TASK OBJECTIVE:
From the very first line of the data to the line containing "from matplotlib.lines import Line2D", retype everything exactly, leaving the pictures behind.

--- Start of RECORDED DATA ---

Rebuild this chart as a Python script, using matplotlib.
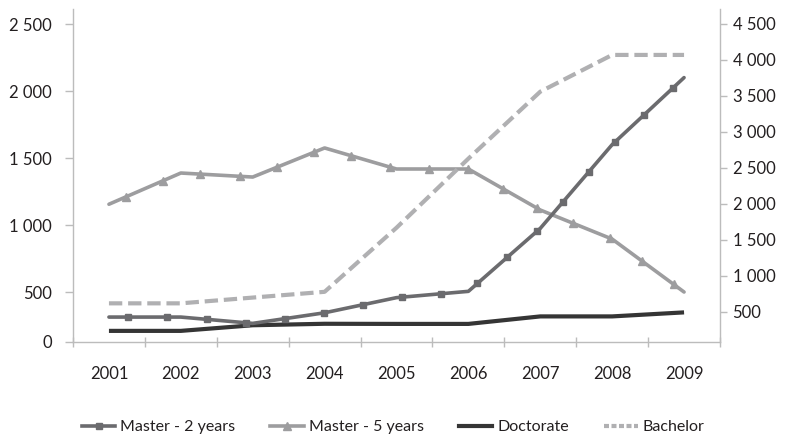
import numpy as np
import matplotlib
matplotlib.use("Agg")
import matplotlib.pyplot as plt
from matplotlib.lines import Line2D

# ---- data -------------------------------------------------------------
years = ["2001", "2002", "2003", "2004", "2005", "2006", "2007", "2008", "2009"]
master_2y = [313, 313, 266, 345, 458, 505, 975, 1600, 2100]
master_5y = [1155, 1388, 1358, 1575, 1418, 1418, 1112, 895, 500]
doctorate = [210, 210, 252, 263, 262, 262, 318, 318, 348]
bachelor = [620, 620, 700, 780, 1670, 2630, 3560, 4070, 4070]   # right axis

left_ticks = [500, 1000, 1500, 2000, 2500]
right_ticks = [500, 1000, 1500, 2000, 2500, 3000, 3500, 4000, 4500]

# ---- style ------------------------------------------------------------
plt.rcParams["font.family"] = ["Lato", "DejaVu Sans"]
c_m2 = "#6b6b6e"
c_m5 = "#9d9d9f"
c_doc = "#353535"
c_bach = "#b0b0b2"
c_axis = "#bcbcbc"
c_text = "#231f20"

fig = plt.figure(figsize=(7.86, 4.37), dpi=100)
ax = fig.add_axes([73 / 786, 95 / 437, 647 / 786, 333 / 437])
ax2 = ax.twinx()

x = np.arange(len(years))


def path_points(xs, ys, n=300):
    """Dense copy of a polyline, used only to place markers along it."""
    px, py = [], []
    for i in range(len(xs) - 1):
        t = np.linspace(0, 1, n, endpoint=False)
        px.append(xs[i] + (xs[i + 1] - xs[i]) * t)
        py.append(ys[i] + (ys[i + 1] - ys[i]) * t)
    px.append([xs[-1]])
    py.append([ys[-1]])
    return np.concatenate(px), np.concatenate(py)


lw = 2.6
mark_every = (0.026, 0.0543)

# Master - 5 years
ax.plot(x, master_5y, color=c_m5, lw=lw, solid_capstyle="round",
        solid_joinstyle="round", zorder=3)
mx, my = path_points(x, master_5y)
ax.plot(mx, my, ls="none", marker="^", ms=6, color=c_m5,
        markevery=mark_every, zorder=3)

# Doctorate
ax.plot(x, doctorate, color=c_doc, lw=3.0, solid_capstyle="butt",
        solid_joinstyle="round", zorder=4)

# Master - 2 years
ax.plot(x, master_2y, color=c_m2, lw=lw, solid_capstyle="round",
        solid_joinstyle="round", zorder=5)
mx, my = path_points(x, master_2y)
ax.plot(mx, my, ls="none", marker="s", ms=5, color=c_m2,
        markevery=mark_every, zorder=5)

# Bachelor (right axis)
bl, = ax2.plot(x, bachelor, color=c_bach, lw=3.0, solid_joinstyle="round",
               zorder=3)
bl.set_dashes((3.2, 1.4))

# ---- axes -------------------------------------------------------------
ax.set_xlim(-0.5, len(years) - 0.5)
ax.set_ylim(127, 2612)
ax2.set_ylim(83, 4708)


def fmt(v):
    return f"{v:,}".replace(",", " ")


ax.set_yticks([127] + left_ticks)
ax.set_yticklabels(["0"] + [fmt(v) for v in left_ticks])
ax2.set_yticks(right_ticks)
ax2.set_yticklabels([fmt(v) for v in right_ticks])

ax.set_xticks(x)
ax.set_xticklabels(years)
ax.set_xticks(np.arange(len(years) + 1) - 0.5, minor=True)
ax.tick_params(axis="x", which="major", length=0, pad=17, labelsize=12,
               labelcolor=c_text)
ax.tick_params(axis="x", which="minor", direction="inout", length=7,
               width=1, color=c_axis)
ax.tick_params(axis="y", length=6, width=1, color=c_axis, pad=9,
               labelsize=12, labelcolor=c_text)
ax2.tick_params(axis="y", length=5, width=1, color=c_axis, pad=4,
                labelsize=12, labelcolor=c_text)

for a in (ax, ax2):
    a.spines["top"].set_visible(False)
    for s in ("left", "right", "bottom"):
        a.spines[s].set_color(c_axis)
        a.spines[s].set_linewidth(1)
ax.spines["right"].set_visible(False)
ax2.spines["left"].set_visible(False)
ax2.spines["bottom"].set_visible(False)

# ---- legend -----------------------------------------------------------
handles = [
    Line2D([], [], color=c_m2, lw=lw, marker="s", ms=5),
    Line2D([], [], color=c_m5, lw=lw, marker="^", ms=6),
    Line2D([], [], color=c_doc, lw=3.0),
    Line2D([], [], color=c_bach, lw=3.0, dashes=(1.2, 0.6)),
]
labels = ["Master - 2 years", "Master - 5 years", "Doctorate", "Bachelor"]
leg = fig.legend(handles, labels, loc="center", bbox_to_anchor=(0.5, 10 / 437 * 1.0 + 0.0),
                 ncol=4, frameon=False, fontsize=11.5, handlelength=2.1,
                 handletextpad=0.3, columnspacing=2.2, numpoints=1,
                 labelcolor=c_text)

fig.savefig("out.png", dpi=100)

--- End of RECORDED DATA ---

RESULT OF THE EXERCISE:
Rebuild this chart as a Python script, using matplotlib.
import numpy as np
import matplotlib
matplotlib.use("Agg")
import matplotlib.pyplot as plt
from matplotlib.lines import Line2D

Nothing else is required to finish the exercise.